Now let’s consider that same 20 user office? Except instead of running their own internal email system, they are running Google’s cloud based E-mail system. That same company is spending about $1500 per year for that service including consulting time. They are NOT buying software, hardware, or upgrades every three years. They are not paying for any maintenance on the servers, or security updates. They are not paying for nearly as much consulting time either, because Google’s cloud based email has a 99.999% uptime rating which translates to less than 10 minutes of downtime each YEAR. In other words, if you re-boot your servers ONE TIME over the course of a year, you are not at 99.999% uptime.

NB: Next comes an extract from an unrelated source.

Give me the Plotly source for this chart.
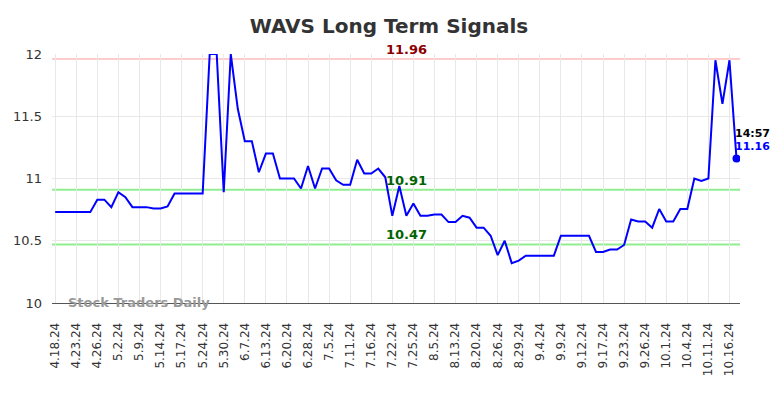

If you do the math, you will quickly see that if you are not willing to consider a cloud based solution, you are going to be spending a lot more than your competitor might be if he does. If your competitor across town is using cloud computing they will have less overhead, and might be able to charge less for their services.

Not Just E-mail

But cloud computing is not just for email. There are cloud based applications for almost every aspect or service that one might have on an internal corporate network. There are accounting applications, customer relationship management systems (CRM), payroll, human resources management, file storage and backup. The list goes on and on.

Cloud computing, however, is not panacea. It’s not for everyone or every situation. There are some things that may not EVER be in the cloud. The decision to move in that direction should not be taken lightly. There are quite a few considerations to take into account before making the leap.